見出し画像

Geraldo Pino & The Heartbeats – Afro Soco Soul Live (1972)

 60年代以降のアフリカン・ミュージックは、ジャズをはじめとしたアメリカの黒人音楽が逆輸入されることによって、ドロついたグルーブの深化により拍車がかかっていった。中でもJames Brownをはじめとしたファンクの要素をいち早く取り入れた功労者がGeraldo Pinoだ。
 自身のバンドであるThe Heartbeatsを従えたライブはJames Brown、Billy Wootenなど、あらゆるブラック・ミュージックの古典を彷彿とさせる重量級のグルーヴの宝庫だ。Pinoが観客に向かってコールを投げかける「Blackman Was Born To Be Free」はアメリカのファンクに触発された、あらゆる同胞へ向けたメッセージソングである。ファンクの影響を受けているとはいえ、B-3オルガンのサウンドは十二分にアフリカナイズされており、独特のパーカッションがそれに強く拍車をかけている。

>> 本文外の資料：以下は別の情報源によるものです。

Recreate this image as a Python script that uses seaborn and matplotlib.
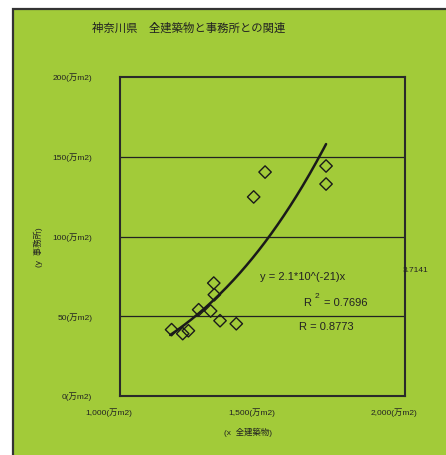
import numpy as np
import pandas as pd
import seaborn as sns
import matplotlib.pyplot as plt
from matplotlib.patches import Rectangle
from matplotlib.transforms import ScaledTranslation

# data (万m2)
total_bldg = [1181, 1220, 1240, 1276, 1318, 1329, 1331, 1351, 1408, 1469, 1509, 1723, 1723]
office = [41.6, 39.1, 40.9, 54.1, 53.3, 70.8, 63.5, 47.2, 45.3, 124.8, 140.4, 144.2, 132.9]
coef_a = 2.1e-21
coef_b = 3.7141
y_ticks = [0, 50, 100, 150, 200]
y_labels = ["0(万m2)", "50(万m2)", "100(万m2)", "150(万m2)", "200(万m2)"]
x_ticks = [1000, 1500, 2000]
x_labels = ["1,000(万m2)", "1,500(万m2)", "2,000(万m2)"]

green = "#a2cb39"
sns.set_theme(style="white")
plt.rcParams["font.family"] = ["Liberation Sans", "Noto Sans CJK JP"]

fig = plt.figure(figsize=(4.46, 4.55), dpi=100)
fig.patch.set_facecolor("white")
# green chart area with dark border on top/left
fig.patches.append(Rectangle((13 / 446, -0.05), 1.1, 1 - 9 / 455 + 0.05,
                             transform=fig.transFigure, facecolor=green,
                             edgecolor="#333333", linewidth=1.6, zorder=-10))

ax = fig.add_axes([120 / 446, 59 / 455, 285 / 446, 319 / 455])
ax.set_facecolor(green)

df = pd.DataFrame({"x": total_bldg, "y": office})
sns.scatterplot(data=df, x="x", y="y", marker="D", s=40, facecolor="none",
                edgecolor="#1a1a1a", linewidth=1.0, ax=ax, zorder=4)

# power trend line (x converted to m2, y back to 万m2)
xs = np.linspace(min(total_bldg) - 5, max(total_bldg), 200)
ys = coef_a * (xs * 1e4) ** coef_b / 1e4
sns.lineplot(x=xs, y=ys, color="#1a1a1a", linewidth=1.8, ax=ax, zorder=5)

ax.set_xlim(1000, 2000)
ax.set_ylim(0, 200)
for v in y_ticks[1:-1]:
    ax.axhline(v, color="#222222", linewidth=0.9, zorder=1)

for s in ax.spines.values():
    s.set_color("#2a2a2a")
    s.set_linewidth(1.5)

ax.set_yticks(y_ticks)
ax.set_yticklabels(y_labels, fontsize=6, color="#222222")
ax.tick_params(axis="y", length=0, pad=20)
ax.set_xticks(x_ticks)
ax.set_xticklabels(x_labels, fontsize=6, color="#222222")
ax.tick_params(axis="x", direction="in", length=3, width=1, color="#2a2a2a", pad=9)
for lab in ax.get_xticklabels():
    lab.set_transform(lab.get_transform() + ScaledTranslation(-0.11, 0, fig.dpi_scale_trans))

ax.set_xlabel("")
ax.set_ylabel("")

def px(x, y):
    return x / 446, 1 - y / 455

fig.text(*px(92, 28), "神奈川県　全建築物と事務所との関連", fontsize=8.2, color="#222222", va="center")
fig.text(*px(248, 432), "(x  全建築物)", fontsize=6, color="#222222", ha="center", va="center")
fig.text(*px(38, 247), "(y  事務所)", fontsize=6, color="#222222", ha="center", va="center", rotation=90)

fig.text(*px(260, 277), "y = 2.1*10^(-21)x", fontsize=8, color="#222222", va="center")
fig.text(*px(403, 271), "3.7141", fontsize=6, color="#222222", va="center")
fig.text(*px(303, 303), "R", fontsize=8, color="#222222", va="center")
fig.text(*px(315, 297), "2", fontsize=6, color="#222222", va="center")
fig.text(*px(324, 303), "= 0.7696", fontsize=8, color="#222222", va="center")
fig.text(*px(299, 327), "R = 0.8773", fontsize=8, color="#222222", va="center")

fig.savefig("out.png", dpi=100, facecolor=fig.get_facecolor())
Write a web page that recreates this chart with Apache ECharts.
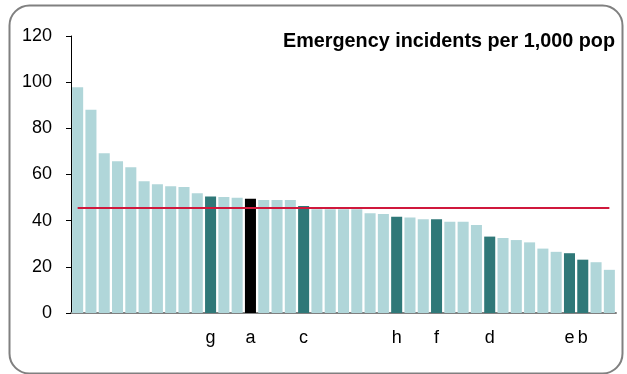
<!DOCTYPE html>
<html>
<head>
<meta charset="utf-8">
<script src="https://cdn.jsdelivr.net/npm/echarts@6/dist/echarts.min.js"></script>
<style>html,body{margin:0;padding:0;background:#fff}#c{width:627px;height:374px}</style>
</head>
<body>
<div id="c"></div>
<script>
const categories = ['','','','','','','','','','','g','','','a','','','','c','','','','','','','h','','','f','','','','d','','','','','','e','b','',''];
const values = [97.8, 88.0, 69.2, 65.7, 63.1, 57.1, 55.8, 54.9, 54.6, 51.9, 50.5, 50.2, 49.9, 49.5, 48.9, 48.9, 48.9, 46.3, 45.0, 45.0, 45.0, 45.0, 43.2, 42.9, 41.7, 41.4, 40.6, 40.6, 39.5, 39.5, 38.1, 33.1, 32.5, 31.6, 30.6, 27.9, 26.5, 25.9, 23.1, 22.0, 18.7];
const highlightKind = ['','','','','','','','','','','dark','','','black','','','','dark','','','','','','','dark','','','dark','','','','dark','','','','','','dark','dark','',''];
const averageValue = 45.7;
const yTicks = [0, 20, 40, 60, 80, 100, 120];
const titleText = 'Emergency incidents per 1,000 pop';

const colors = { light: '#b0d6d9', dark: '#2f7878', black: '#000000', avg: '#d0183c' };

const chart = echarts.init(document.getElementById('c'), null, { renderer: 'canvas' });
chart.setOption({
  animation: false,
  backgroundColor: '#fff',
  textStyle: { fontFamily: 'Liberation Sans, Arial, sans-serif' },
  graphic: [{
    type: 'rect',
    left: 7, top: 3,
    shape: { width: 613, height: 368, r: 20 },
    style: { fill: 'none', stroke: '#808080', lineWidth: 2 },
    silent: true
  }],
  title: {
    text: titleText,
    right: 7, top: 27,
    padding: [5, 5],
    textStyle: { fontSize: 19.8, fontWeight: 'bold', color: '#000', fontFamily: 'Liberation Sans, Arial, sans-serif' }
  },
  grid: { left: 71, right: 11, top: 36, bottom: 61 },
  xAxis: {
    type: 'category',
    data: categories,
    axisLine: { lineStyle: { color: '#808080', width: 2 } },
    axisTick: { show: false },
    axisLabel: { interval: 0, margin: 16, fontSize: 18, color: '#000' }
  },
  yAxis: {
    type: 'value',
    min: yTicks[0], max: yTicks[yTicks.length - 1], interval: 20,
    axisLine: { show: true, lineStyle: { color: '#000', width: 1 } },
    axisTick: { show: true, length: 5, lineStyle: { color: '#000' } },
    splitLine: { show: false },
    axisLabel: { margin: 19, fontSize: 18, color: '#000' }
  },
  series: [{
    type: 'bar',
    barCategoryGap: '17%',
    data: values.map((v, i) => ({
      value: v,
      itemStyle: { color: highlightKind[i] === 'dark' ? colors.dark : highlightKind[i] === 'black' ? colors.black : colors.light }
    })),
    markLine: {
      symbol: 'none',
      silent: true,
      label: { show: false },
      lineStyle: { color: colors.avg, width: 2, type: 'solid' },
      data: [[{ coord: [0, averageValue] }, { coord: [values.length - 1, averageValue] }]]
    }
  }]
});
</script>
</body>
</html>
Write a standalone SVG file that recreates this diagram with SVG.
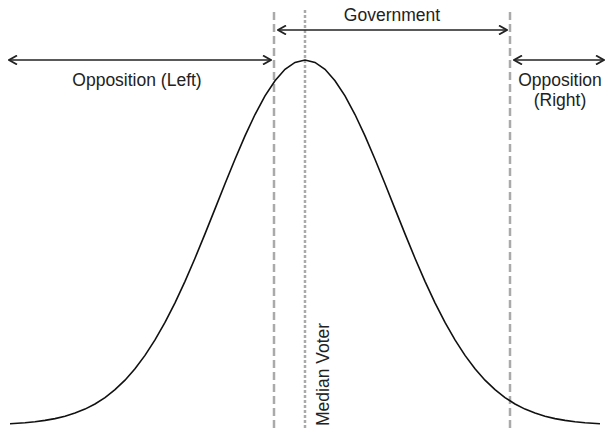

 アメリカでは公民権運動を追い風にしていた力強いファンク・サウンドは、同様に自由を求めたアフリカの情勢と共鳴し、かの地ナイジェリアでも本作のようにメッセージ性を帯びた作品が生まれていく。70年代の西アフリカで生まれていた究極のアフロファンクは、現地ではFela Kutiを凌ぐほどのカリスマ的人気を博したが、世界中のリスナーに認知されるようになったのはごく最近の出来事だ。